The most important last-minute adjustment was determining whether the 3D-printed cup or the funnel - which had shown itself to be surprisingly effective - would work better. From a few last-minute tests, it appeared that the funnel was the more effective baseball holder. The 3D-printed cup did a much better job of firing the baseball along the intended path, but for an unknown reason, the deviation from the intended path caused by the funnel actually propelled the baseball farther.
4. This question is pertaining to your group research: when making calculations, what were some of your limitations? What were some things you “ignored” for the sake of simplicity?
We completely ignored air resistance; since it is a fairly negligible force at relatively low speeds such as the ones involved with the launch, we did not include it in our graphs or calculations. In addition to this, while we had the tools to actually graph a flight path for our baseball before the launch, we could not do so, as that would have required calculating the force of the elastic tubing, and we did not know how to do so. Fortunately, graphing a flight path was not required.
5. What were some of successes you experienced while working on this project?
I was pleased that our building went about as smoothly as one could hope for. Save for the two minor problems outlined in the third paragraph, we built the catapult quickly and efficiently, with minimal wasted material or effort. In addition, the feeling we all felt when we tried the funnel, not expecting any particular result, and saw it go at least twice as far as it had ever launched before, was somewhere close to ecstatic; this is the most prominent success that I can think of.
6. What were some challenges you experienced while working on this project?
The largest challenge that I can think of was finding/making an effective baseball holder. Prototyping was tricky, but I had two years' worth of Robotics experience to draw from in that regard, and it didn't prove too much of a challenge.
1. What was the project about? Why did we do this project? What mathematics (Ms. Vee’s class) and design (Mr. Sevilla’s class) concepts were applied?
This project was probably originally created as a math project, since projectile motion may be one of the best real-world applications for quadratics that one could base a project off of. I would guess that art class was brought in after the project was already created, since it would be appropriate to art class, particularly the first project in art class, if we were to create something tangible. Of course, there were excellent art concepts involved in this project as well, including design thinking, perspective drawing, and a general introduction to power tools for those who hadn't used them before.
2. Describe the prototyping process. Does your final catapult resemble the prototype? Why or why not?

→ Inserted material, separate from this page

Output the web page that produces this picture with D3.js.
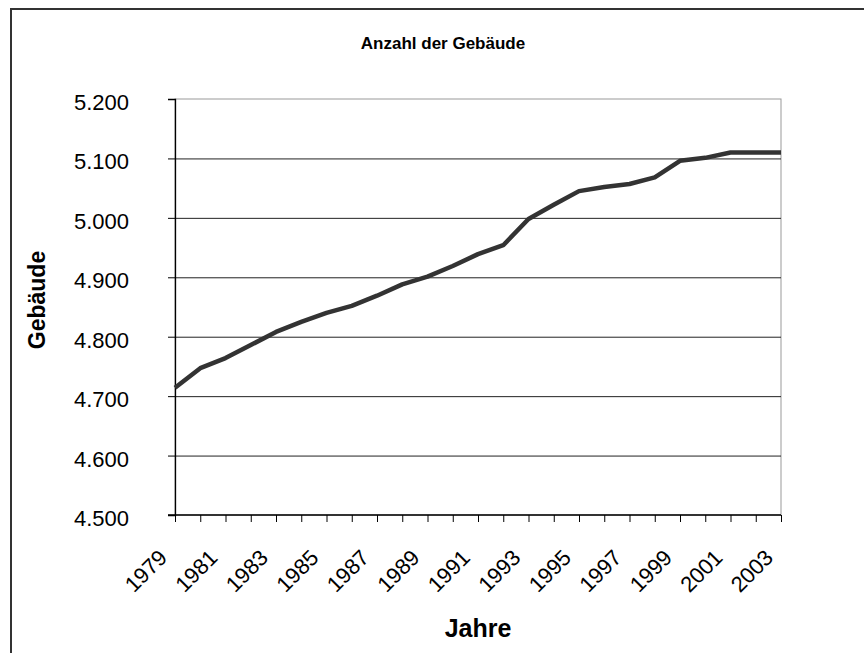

The firing mechanism from our final catapult resembles the firing mechanism from our mangonel prototype exactly. Actually, we took the launch arm from our prototype, made a few minimal changes, and put it directly onto our final catapult, since our prototypes were full-scale. In terms of construction, our final catapult is completely different from our prototype; whereas our prototype was merely two posts held upright and parallel by a piece of plywood, our final catapult was a sturdy, stand-alone structure. Our prototypes were intended to be constructible within a couple of days so that we could experiment with them and find out which design was more effective. They were full-scale, as we thought that a full-scale proof-of-concept would do its job better than a miniature model, but haphazardly constructed and not intended to be extremely effective. Once we knew which mechanism was more effective, though, we were finished designing the mechanism, and our concept sketches were all focused on designing the body of the catapult.
3. What were some last minute adjustments you had to make to your catapults prior to LAUNCH DAY?
The most important last-minute adjustment was determining whether the 3D-printed cup or the funnel - which had shown itself to be surprisingly effective - would work better. From a few last-minute tests, it appeared that the funnel was the more effective baseball holder. The 3D-printed cup did a much better job of firing the baseball along the intended path, but for an unknown reason, the deviation from the intended path caused by the funnel actually propelled the baseball farther.
4. This question is pertaining to your group research: when making calculations, what were some of your limitations? What were some things you “ignored” for the sake of simplicity?
We completely ignored air resistance; since it is a fairly negligible force at relatively low speeds such as the ones involved with the launch, we did not include it in our graphs or calculations. In addition to this, while we had the tools to actually graph a flight path for our baseball before the launch, we could not do so, as that would have required calculating the force of the elastic tubing, and we did not know how to do so. Fortunately, graphing a flight path was not required.
5. What were some of successes you experienced while working on this project?
I was pleased that our building went about as smoothly as one could hope for. Save for the two minor problems outlined in the third paragraph, we built the catapult quickly and efficiently, with minimal wasted material or effort. In addition, the feeling we all felt when we tried the funnel, not expecting any particular result, and saw it go at least twice as far as it had ever launched before, was somewhere close to ecstatic; this is the most prominent success that I can think of.
6. What were some challenges you experienced while working on this project?
The largest challenge that I can think of was finding/making an effective baseball holder. Prototyping was tricky, but I had two years' worth of Robotics experience to draw from in that regard, and it didn't prove too much of a challenge.